Thinking About Mountainside Communion

From Josh 

2002 was a year of wonderful transition. I had just finished seminary, had begun working full-time as a youth pastor in Pasadena, Ari and I had purchased our first home in Monrovia, and we welcomed Caleb into our family. It was a great year! During this transition Ari and I spent a lot of time getting to know our new neighbors, walking around our new city with Caleb in tow, and enjoying the life that God had granted us. Two of the families that we met were our neighbors on either side. Both households consisted of teenage children and single moms. As we got to know the families better, Ari began bringing the teenagers to youth group on Wednesday nights. We had a growing sense that this is what loving our neighbors looked like. We were thrilled with what God was doing.

As the year went on and we adjusted to becoming new parents, we realized that the late nights at youth group just weren’t working for Caleb. He needed to be home and in bed far earlier than youth group gatherings permitted. What we didn’t anticipate was that Ari and Caleb’s exit from youth group also meant our neighbors’ exit as well. After a few failed attempts at creatively getting them to and from youth group our neighbors’ involvement trickled down to nothing. Their moms could not get off work in time to bring them and we were unable to sustain their involvement.

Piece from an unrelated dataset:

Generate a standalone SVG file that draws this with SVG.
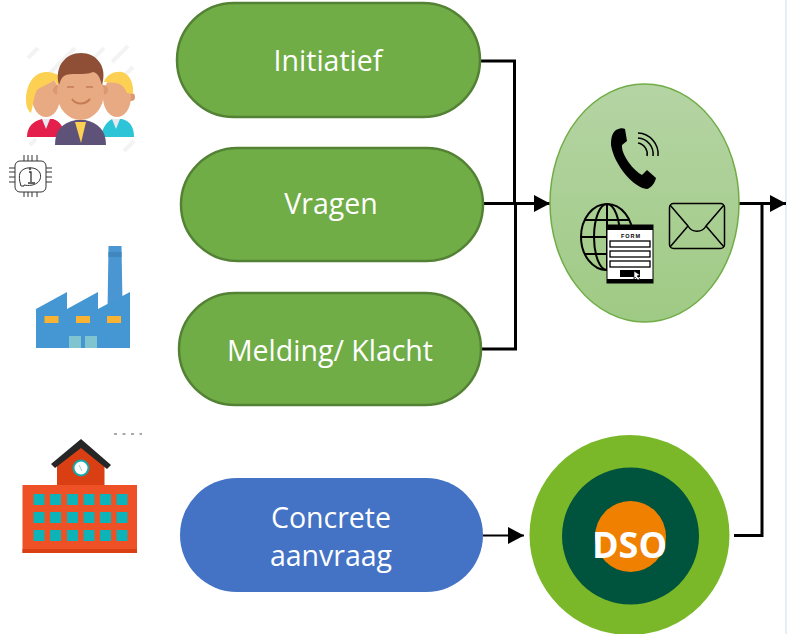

As this transpired, I experienced a growing angst each day as I drove to work. I began wondering what it meant for Ari, Caleb, and I to follow Jesus’ command to love our neighbors. I found myself asking, “Why am I leaving my neighborhood every day in order to go and minister in another neighborhood?” This “holy angst” ended up being a means of God’s grace as we discerned a call to help with the birth of Mountainside Communion.

It was experiences and circumstances like this that initially got me thinking about starting a church. My wife and I loved the town and neighborhood that we lived in. We loved our neighbors and the friendships we were making. We wanted to be a part of the inbreaking of God’s reign in our community. We also were feeling the massive transition that is going on in the church at large, watching friend after friend leave churches because of a disconnect that they couldn’t put their finger on. Over the months and years, we began to sense that God might be calling us to something that we would have never guessed in years past, to start a church.

18 months after moving into the neighborhood I was at the local coffee shop preparing my teaching for youth group and became restless with what I was working on. I sensed deep within me that I needed to go in a different direction and teach on Micah 6:8 where the prophet Micah says to the people of Israel “[Yahweh] has told you, O mortal, what is good; and what does the Lord require of you but to do justice, and to love kindness, and to walk humbly with your God?” I got up to get a refill of coffee, planning to sit back down and prepare what I was going to teach.

As I approached the counter, a ‘walrus looking’ man that I had seen in the coffee shop many times, grunted at me saying, “I know your mom.” Unsure of how to respond, I began talking with him wanting to hear about the connection. He knew my mom through the church that his wife attended, which happened to be the one that I was working at. I asked him if he was a part of the church and he snarled back at me, “Church is the most wasted hour of anyone’s week!” I was interested. We began to talk about church and I listened to all of the criticisms that he shared, many of which I was sympathetic to. At the end of our conversation he looked at me and asked if I might be interested in hearing about what type of church he would go to. I was obviously intrigued and enthusiastically said, “Yes!” He looked at me and asked, “Have you ever heard of the passage Micah 6:8?” I was blown away. As I have reflected on this experience, the passage from Romans 8:19 seems appropriate, “For the creation awaits with eager longing for the revealing of the children of God.” I was feeling stronger than ever about starting a church in the city of Monrovia to participate with what God was doing. After a long process of discernment, full of hopeful support and a few roadblocks to overcome, a group of fourteen of us gathered as a church for the first time.